The decision was announced on 19 February 2026 following a meeting of the Monetary Policy Committee, which reviewed developments in the domestic and global economy, as well as inflation outlook projections.

Data shows that inflation rose to 7.4% in the fourth quarter of 2025, up from 7.2% in the third quarter. At the beginning of 2026, inflation accelerated further to 8.9%, exceeding BNR’s target range of 2% to 8%.

BNR Governor Soraya Hakuziyaremye said the increase in inflation was mainly driven by higher energy prices, rising costs of perishable food items, electricity tariff adjustments toward the end of 2025, as well as increased prices for health and education services.

“Based on the continued inflationary pressures and the risk that they could intensify, the Committee decided to raise the policy rate in order to bring inflation back within the desired range,” she said.

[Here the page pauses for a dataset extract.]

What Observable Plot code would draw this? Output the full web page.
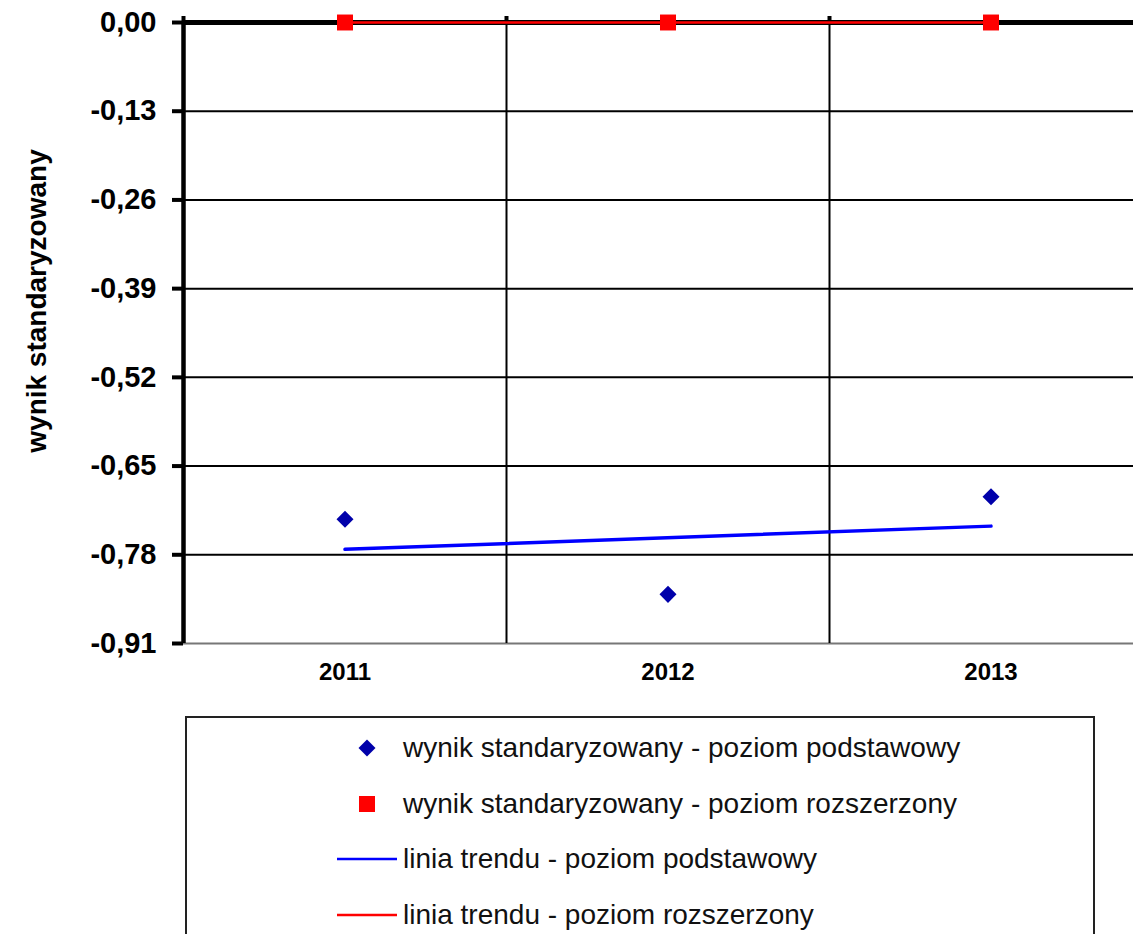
<!DOCTYPE html>
<html>
<head>
<meta charset="utf-8">
<script src="https://cdn.jsdelivr.net/npm/d3@7"></script>
<script src="https://cdn.jsdelivr.net/npm/@observablehq/plot@0.6"></script>
<style>
  html, body { margin: 0; padding: 0; background: #fff; overflow: hidden; width: 1133px; height: 934px; }
  #chart { position: absolute; left: 0; top: 0; }
  #legend { position: absolute; left: 185px; top: 716px; width: 910px; height: 260px; border: 2px solid #222; box-sizing: border-box; font-family: "Liberation Sans", Arial, sans-serif; font-size: 28px; color: #111; }
  .item { position: absolute; left: 0; height: 40px; }
  .item svg { position: absolute; left: 150px; top: 0; }
  .item span { position: absolute; left: 216px; top: 50%; transform: translateY(-50%); white-space: nowrap; line-height: 1; }
</style>
</head>
<body>
<div id="chart"></div>
<div id="legend"></div>
<script>
const years = [2011, 2012, 2013];
const basicScores = [-0.728, -0.838, -0.695];
const extendedScores = [0, 0, 0];
const trendYears = [2011, 2013];
const basicTrend = [-0.772, -0.738];
const extendedTrend = [0, 0];
const yTicks = [0, -0.13, -0.26, -0.39, -0.52, -0.65, -0.78, -0.91];
const categoryBounds = [2010.5, 2011.5, 2012.5, 2013.5];
const innerBounds = [2011.5, 2012.5];
const yTitle = "wynik standaryzowany";
const legendLabels = [
  "wynik standaryzowany - poziom podstawowy",
  "wynik standaryzowany - poziom rozszerzony",
  "linia trendu - poziom podstawowy",
  "linia trendu - poziom rozszerzony"
];

const rows = years.map((year, i) => ({year, basic: basicScores[i], ext: extendedScores[i]}));
const trendRows = trendYears.map((year, i) => ({year, basic: basicTrend[i], ext: extendedTrend[i]}));
const fmt = d => d.toFixed(2).replace(".", ",");

const chart = Plot.plot({
  width: 1133,
  height: 700,
  marginLeft: 183,
  marginRight: 0,
  marginTop: 22,
  marginBottom: 57,
  style: {fontFamily: "'Liberation Sans', Arial, sans-serif", color: "#000", background: "#fff"},
  x: {type: "linear", domain: [2010.5, 2013.5], range: [183, 1152]},
  y: {domain: [-0.91, 0], range: [643, 22]},
  marks: [
    Plot.ruleY(yTicks.filter(d => d !== 0 && d !== -0.91), {stroke: "#000", strokeWidth: 2}),
    Plot.ruleY([-0.91], {stroke: "#777", strokeWidth: 2}),
    Plot.ruleX(innerBounds, {y1: 0, y2: -0.91, stroke: "#000", strokeWidth: 2}),
    Plot.axisY({ticks: yTicks, tickFormat: fmt, tickSize: 11, tickPadding: 16, strokeWidth: 4, fontSize: 29, fontWeight: "bold", label: null}),
    Plot.axisX({anchor: "bottom", ticks: years, tickFormat: d => String(d), tickSize: 0, tickPadding: 19, fontSize: 24, fontWeight: "bold", label: null}),
    Plot.axisX({anchor: "top", ticks: categoryBounds, tickFormat: () => "", tickSize: 7, strokeWidth: 4, label: null}),
    Plot.ruleX([2010.5], {y1: 0, y2: -0.91, stroke: "#000", strokeWidth: 4.5}),
    Plot.ruleY([0], {stroke: "#000", strokeWidth: 5}),
    Plot.line(trendRows, {x: "year", y: "ext", stroke: "#ff0000", strokeWidth: 2.5}),
    Plot.line(trendRows, {x: "year", y: "basic", stroke: "#0000ff", strokeWidth: 3.5}),
    Plot.dot(rows, {x: "year", y: "basic", symbol: "square", r: 6.8, rotate: 45, fill: "#0000aa", stroke: "none"}),
    Plot.dot(rows, {x: "year", y: "ext", symbol: "square", r: 9, fill: "#ff0000", stroke: "none"}),
    Plot.text([yTitle], {frameAnchor: "left", textAnchor: "middle", dx: -146, dy: -32, rotate: -90, fontSize: 28, fontWeight: "bold", fill: "#000"})
  ]
});
document.getElementById("chart").appendChild(chart);

// legend
const legend = document.getElementById("legend");
const itemTops = [10, 66, 121, 177];
const markers = [
  '<rect x="24" y="14" width="12" height="12" fill="#0000aa" transform="rotate(45 30 20)"/>',
  '<rect x="22" y="12" width="16" height="16" fill="#ff0000"/>',
  '<line x1="0" x2="60" y1="20" y2="20" stroke="#0000ff" stroke-width="2.5"/>',
  '<line x1="0" x2="60" y1="20" y2="20" stroke="#ff0000" stroke-width="2.5"/>'
];
legendLabels.forEach((label, i) => {
  const item = document.createElement("div");
  item.className = "item";
  item.style.top = itemTops[i] + "px";
  item.style.width = "100%";
  item.innerHTML = `<svg width="60" height="40">${markers[i]}</svg><span>${label}</span>`;
  legend.appendChild(item);
});
</script>
</body>
</html>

Measure to Tackle Rising Prices

The central bank explained that raising the policy rate is one of the key tools used to reduce excess liquidity in the economy. By limiting the amount of money circulating in the market, the measure helps slow down price increases and protect consumers’ purchasing power.

When the policy rate rises, commercial banks typically increase interest rates on loans, which reduces borrowing. This, in turn, lowers spending in the economy and eases pressure on the prices of goods and services.

BNR said it will continue to closely monitor inflation trends and remains ready to take additional measures if necessary, with the aim of maintaining price stability while continuing to support sustainable economic growth in Rwanda.